Uno de los viejos que están sentados a mi lado le dice a su compañero: «No es fácil escuchar una pieza así. Un joven fácilmente te aguanta unos 15 minutos y se va». No lo decía con soberbia. Hablaba de otro evento al que habían asistido, al parecer un día anterior, y que era algún tipo de jolgorio en el centro de la Ciudad. No hablaba con menosprecio, finalmente daba a entender que habían asistido y era otra faceta de la música y la cultura. Sin embargo, se refería a esos jóvenes, de esas fiestas y decía que la mayoría no te aguanta un concierto así. Luego decía que es un trabajo que lleva su tiempo, educar el oído, desarrollar cierta inclinación y, por supuesto, estar en contacto con ese tiempo de música.

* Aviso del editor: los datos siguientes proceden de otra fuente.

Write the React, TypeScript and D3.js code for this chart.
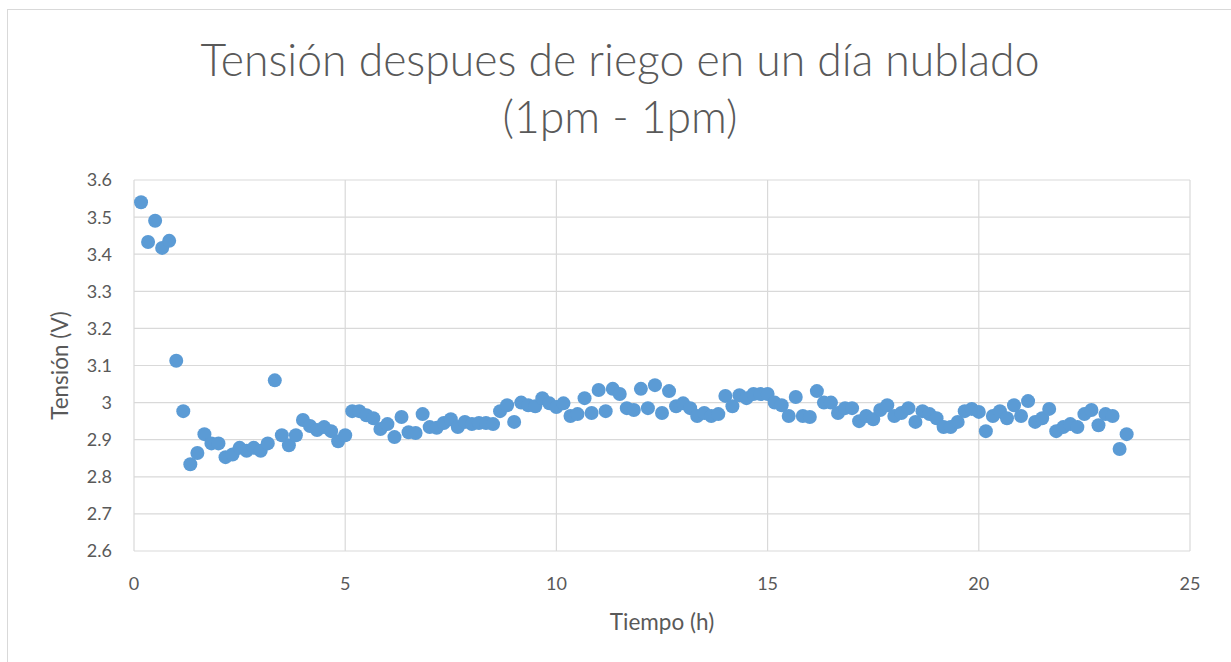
import React from "react";
import * as d3 from "d3";

const voltages: number[] = [
  3.54, 3.433, 3.49, 3.417, 3.436, 3.113, 2.977, 2.834, 2.864, 2.915,
  2.89, 2.89, 2.853, 2.86, 2.878, 2.87, 2.878, 2.87, 2.89, 3.06,
  2.912, 2.885, 2.912, 2.953, 2.937, 2.926, 2.934, 2.923, 2.896, 2.912,
  2.977, 2.977, 2.966, 2.958, 2.929, 2.942, 2.907, 2.961, 2.92, 2.918,
  2.969, 2.934, 2.932, 2.945, 2.955, 2.934, 2.948, 2.942, 2.945, 2.945,
  2.942, 2.977, 2.993, 2.948, 3.0, 2.993, 2.99, 3.012, 2.998, 2.988,
  2.998, 2.964, 2.969, 3.012, 2.972, 3.034, 2.977, 3.037, 3.023, 2.985,
  2.98, 3.037, 2.985, 3.047, 2.972, 3.031, 2.99, 2.998, 2.985, 2.964,
  2.972, 2.964, 2.969, 3.018, 2.99, 3.02, 3.012, 3.023, 3.023, 3.023,
  3.0, 2.993, 2.964, 3.015, 2.964, 2.961, 3.031, 3.0, 3.0, 2.972,
  2.985, 2.985, 2.95, 2.964, 2.955, 2.98, 2.993, 2.964, 2.972, 2.985,
  2.948, 2.977, 2.969, 2.958, 2.934, 2.934, 2.948, 2.977, 2.983, 2.975,
  2.923, 2.964, 2.977, 2.958, 2.993, 2.964, 3.004, 2.948, 2.958, 2.983,
  2.923, 2.934, 2.942, 2.934, 2.969, 2.98, 2.939, 2.969, 2.964, 2.875,
  2.915,
];
// sampling every 10 minutes, starting at 10 min
const times: number[] = voltages.map((_, i) => (i + 1) / 6);

const xTicks = [0, 5, 10, 15, 20, 25];
const yTicks = [2.6, 2.7, 2.8, 2.9, 3.0, 3.1, 3.2, 3.3, 3.4, 3.5, 3.6];

const titleLines = ["Tensión despues de riego en un día nublado", "(1pm - 1pm)"];
const xTitle = "Tiempo (h)";
const yTitle = "Tensión (V)";

export default function App() {
  const W = 1231;
  const H = 662;
  const left = 134, right = 1190, top = 180, bottom = 551;
  const x = d3.scaleLinear().domain([0, 25]).range([left, right]);
  const y = d3.scaleLinear().domain([2.6, 3.6]).range([bottom, top]);
  const font = "Lato, 'Open Sans', sans-serif";
  const grid = "#d9d9d9";
  const text = "#595959";
  const fmt = (v: number) => (Math.abs(v - 3) < 1e-9 ? "3" : d3.format(".1f")(v));

  return (
    <svg width={W} height={H} style={{ position: "absolute", left: 0, top: 0, background: "#fff" }} fontFamily={font}>
      <rect x={7.5} y={9.5} width={W + 10} height={H + 10} fill="#fff" stroke="#d9d9d9" />
      {yTicks.map((t) => (
        <line key={"gy" + t} x1={left} x2={right} y1={y(t)} y2={y(t)} stroke={grid} strokeWidth={1.2} />
      ))}
      {xTicks.map((t) => (
        <line key={"gx" + t} x1={x(t)} x2={x(t)} y1={top} y2={bottom} stroke={grid} strokeWidth={1.2} />
      ))}
      {yTicks.map((t) => (
        <text key={"ty" + t} x={left - 22} y={y(t)} dy="0.36em" textAnchor="end" fontSize={18} fill={text}>
          {fmt(t)}
        </text>
      ))}
      {xTicks.map((t) => (
        <text key={"tx" + t} x={x(t)} y={bottom + 39} textAnchor="middle" fontSize={18} fill={text}>
          {t}
        </text>
      ))}
      {voltages.map((v, i) => (
        <circle key={"p" + i} cx={x(times[i])} cy={y(v)} r={7} fill="#5b9bd5" />
      ))}
      <text x={620} y={76} textAnchor="middle" fontSize={44.5} fontWeight={300} fill={text}>{titleLines[0]}</text>
      <text x={620} y={133} textAnchor="middle" fontSize={44.5} fontWeight={300} fill={text}>{titleLines[1]}</text>
      <text x={662} y={630} textAnchor="middle" fontSize={22.5} fill={text}>{xTitle}</text>
      <text transform={`translate(68,${(top + bottom) / 2}) rotate(-90)`} textAnchor="middle" fontSize={22.5} fill={text}>
        {yTitle}
      </text>
    </svg>
  );
}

No pude más que asentir mentalmente con él. De paso me prometí que en cuanto pueda, regresaré uno de estos días llevando a mis sobrinos y a ver qué pasa. Luego, en el camino de regreso, dándole aún vueltas a aquella conversación, me pregunté si hay todavía «Beethovenes» en nuestro tiempo.
IV. Presto
Probablemente muchos dirán que sí y citarán a algún compositor relevante de nuestros tiempos. Sin embargo, mi pregunta va más enfocada a si estos compositores hacen un esfuerzo cercano a lo que hacían estos músicos de la antigüedad, si se siguen haciendo obras tan grandes y descomunales como en el pasado y si aún tienen la misma demanda.
De pronto se me viene a la mente una comparación quizá un tanto burda. En el pasado se construyeron catedrales u obras arquitectónicas impresionantes que implicaron una cantidad absurda de trabajadores, incluso esclavos. No se contaba con las herramientas ni la tecnología de ahora. Y quizá por todo eso, son tan sobresalientes hoy. Todo ese trabajo y riqueza invertidos. Y creo que podemos entender por qué tampoco se hace algo semejante en la actualidad. Ningún millonario o nación contemplaría iniciar la construcción de otra Basílica de San Marcos, con sus mosaicos pintados a mano y sus aplicaciones de hojas de oro, o construir otro Taj Mahal con sus piezas de mármol esculpidas a mano. Serían, creo yo, impagables y nada redituables. Y si acaso se hicieran con los mismos materiales, pero usando, ya no la mano humana, sino tecnología y automatización, entonces no tendrían el mismo valor que sus antecesores.
¿Sucede lo mismo con estas sinfonías? ¿Son comparables las actuales con las que se hacían en el pasado, o sencillamente ya no se emprenden semejantes empresas porque han dejado de ser redituables?
Pienso a la vez en el público, la mayoría de las altas esferas sociales, que alguna vez acudió a estos teatros y palacios a sentarse en sus palcos y lo contrasto con la audiencia actual. ¿Se aburrían también algunos de ellos? ¿Acudían por mera pose? ¿Alguna opulenta jovencita anhelaba no estar ahí y mejor escabullirse a escuchar al «conejito malo» de su época?
Como sea, me inclino a pensar que aquellos tiempos se han esfumado y difícilmente podemos hablar de un Beethoven moderno o sinfonías semejantes. Y quizá no está del todo mal. Quizá gracias a ello estas sinfonías han conseguido el mayor sueño del ser humano: volverse inmortales y perdurar en la eternidad.